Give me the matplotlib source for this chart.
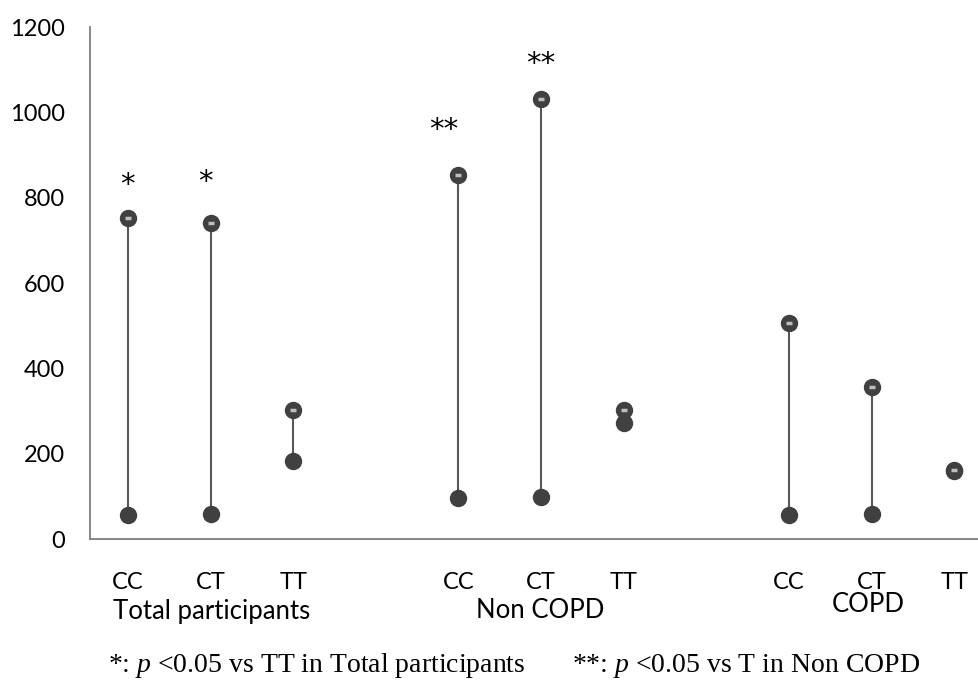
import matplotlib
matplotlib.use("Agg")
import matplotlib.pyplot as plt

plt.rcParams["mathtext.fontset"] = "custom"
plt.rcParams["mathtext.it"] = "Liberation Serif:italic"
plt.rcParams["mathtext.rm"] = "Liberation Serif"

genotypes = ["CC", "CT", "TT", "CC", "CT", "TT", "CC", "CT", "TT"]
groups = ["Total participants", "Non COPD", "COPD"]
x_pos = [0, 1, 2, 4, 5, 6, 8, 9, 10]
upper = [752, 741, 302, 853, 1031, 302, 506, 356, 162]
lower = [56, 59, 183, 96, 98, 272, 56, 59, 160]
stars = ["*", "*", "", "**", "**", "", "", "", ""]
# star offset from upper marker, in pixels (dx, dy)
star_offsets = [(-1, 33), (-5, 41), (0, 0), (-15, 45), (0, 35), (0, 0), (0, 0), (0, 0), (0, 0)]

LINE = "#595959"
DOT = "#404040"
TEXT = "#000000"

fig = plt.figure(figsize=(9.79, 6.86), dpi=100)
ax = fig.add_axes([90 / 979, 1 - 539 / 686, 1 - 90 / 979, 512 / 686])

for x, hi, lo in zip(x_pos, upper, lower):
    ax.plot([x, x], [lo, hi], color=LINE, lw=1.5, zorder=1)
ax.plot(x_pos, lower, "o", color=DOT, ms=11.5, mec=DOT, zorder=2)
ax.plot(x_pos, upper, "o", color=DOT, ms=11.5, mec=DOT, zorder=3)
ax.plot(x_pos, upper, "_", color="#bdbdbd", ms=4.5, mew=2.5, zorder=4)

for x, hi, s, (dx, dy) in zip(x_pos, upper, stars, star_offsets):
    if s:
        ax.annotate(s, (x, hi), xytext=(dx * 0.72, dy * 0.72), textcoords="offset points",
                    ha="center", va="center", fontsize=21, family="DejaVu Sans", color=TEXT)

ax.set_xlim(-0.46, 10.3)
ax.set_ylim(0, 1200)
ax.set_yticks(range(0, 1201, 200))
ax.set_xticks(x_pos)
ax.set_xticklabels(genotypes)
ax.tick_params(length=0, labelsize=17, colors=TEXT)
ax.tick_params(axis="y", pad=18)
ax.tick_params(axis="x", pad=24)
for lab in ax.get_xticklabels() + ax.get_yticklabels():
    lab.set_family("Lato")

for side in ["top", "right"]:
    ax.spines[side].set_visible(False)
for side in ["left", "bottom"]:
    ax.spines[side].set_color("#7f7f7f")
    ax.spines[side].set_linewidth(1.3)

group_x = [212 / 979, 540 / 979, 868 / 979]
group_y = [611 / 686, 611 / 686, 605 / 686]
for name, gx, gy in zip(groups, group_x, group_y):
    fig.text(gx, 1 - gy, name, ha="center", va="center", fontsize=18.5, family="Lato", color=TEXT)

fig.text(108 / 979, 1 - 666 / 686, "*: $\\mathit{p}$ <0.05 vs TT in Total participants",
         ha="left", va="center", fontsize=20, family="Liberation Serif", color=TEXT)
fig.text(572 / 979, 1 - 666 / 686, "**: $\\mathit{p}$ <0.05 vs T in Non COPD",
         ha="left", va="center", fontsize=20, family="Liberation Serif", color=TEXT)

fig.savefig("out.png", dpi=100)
_ _ _
STATED PROBLEM:
Write out the listing above exactly as it stands, pictures excluded.

EXERCISE RESPONSE:
Give me the matplotlib source for this chart.
import matplotlib
matplotlib.use("Agg")
import matplotlib.pyplot as plt

plt.rcParams["mathtext.fontset"] = "custom"
plt.rcParams["mathtext.it"] = "Liberation Serif:italic"
plt.rcParams["mathtext.rm"] = "Liberation Serif"

genotypes = ["CC", "CT", "TT", "CC", "CT", "TT", "CC", "CT", "TT"]
groups = ["Total participants", "Non COPD", "COPD"]
x_pos = [0, 1, 2, 4, 5, 6, 8, 9, 10]
upper = [752, 741, 302, 853, 1031, 302, 506, 356, 162]
lower = [56, 59, 183, 96, 98, 272, 56, 59, 160]
stars = ["*", "*", "", "**", "**", "", "", "", ""]
# star offset from upper marker, in pixels (dx, dy)
star_offsets = [(-1, 33), (-5, 41), (0, 0), (-15, 45), (0, 35), (0, 0), (0, 0), (0, 0), (0, 0)]

LINE = "#595959"
DOT = "#404040"
TEXT = "#000000"

fig = plt.figure(figsize=(9.79, 6.86), dpi=100)
ax = fig.add_axes([90 / 979, 1 - 539 / 686, 1 - 90 / 979, 512 / 686])

for x, hi, lo in zip(x_pos, upper, lower):
    ax.plot([x, x], [lo, hi], color=LINE, lw=1.5, zorder=1)
ax.plot(x_pos, lower, "o", color=DOT, ms=11.5, mec=DOT, zorder=2)
ax.plot(x_pos, upper, "o", color=DOT, ms=11.5, mec=DOT, zorder=3)
ax.plot(x_pos, upper, "_", color="#bdbdbd", ms=4.5, mew=2.5, zorder=4)

for x, hi, s, (dx, dy) in zip(x_pos, upper, stars, star_offsets):
    if s:
        ax.annotate(s, (x, hi), xytext=(dx * 0.72, dy * 0.72), textcoords="offset points",
                    ha="center", va="center", fontsize=21, family="DejaVu Sans", color=TEXT)

ax.set_xlim(-0.46, 10.3)
ax.set_ylim(0, 1200)
ax.set_yticks(range(0, 1201, 200))
ax.set_xticks(x_pos)
ax.set_xticklabels(genotypes)
ax.tick_params(length=0, labelsize=17, colors=TEXT)
ax.tick_params(axis="y", pad=18)
ax.tick_params(axis="x", pad=24)
for lab in ax.get_xticklabels() + ax.get_yticklabels():
    lab.set_family("Lato")

for side in ["top", "right"]:
    ax.spines[side].set_visible(False)
for side in ["left", "bottom"]:
    ax.spines[side].set_color("#7f7f7f")
    ax.spines[side].set_linewidth(1.3)

group_x = [212 / 979, 540 / 979, 868 / 979]
group_y = [611 / 686, 611 / 686, 605 / 686]
for name, gx, gy in zip(groups, group_x, group_y):
    fig.text(gx, 1 - gy, name, ha="center", va="center", fontsize=18.5, family="Lato", color=TEXT)

fig.text(108 / 979, 1 - 666 / 686, "*: $\\mathit{p}$ <0.05 vs TT in Total participants",
         ha="left", va="center", fontsize=20, family="Liberation Serif", color=TEXT)
fig.text(572 / 979, 1 - 666 / 686, "**: $\\mathit{p}$ <0.05 vs T in Non COPD",
         ha="left", va="center", fontsize=20, family="Liberation Serif", color=TEXT)

fig.savefig("out.png", dpi=100)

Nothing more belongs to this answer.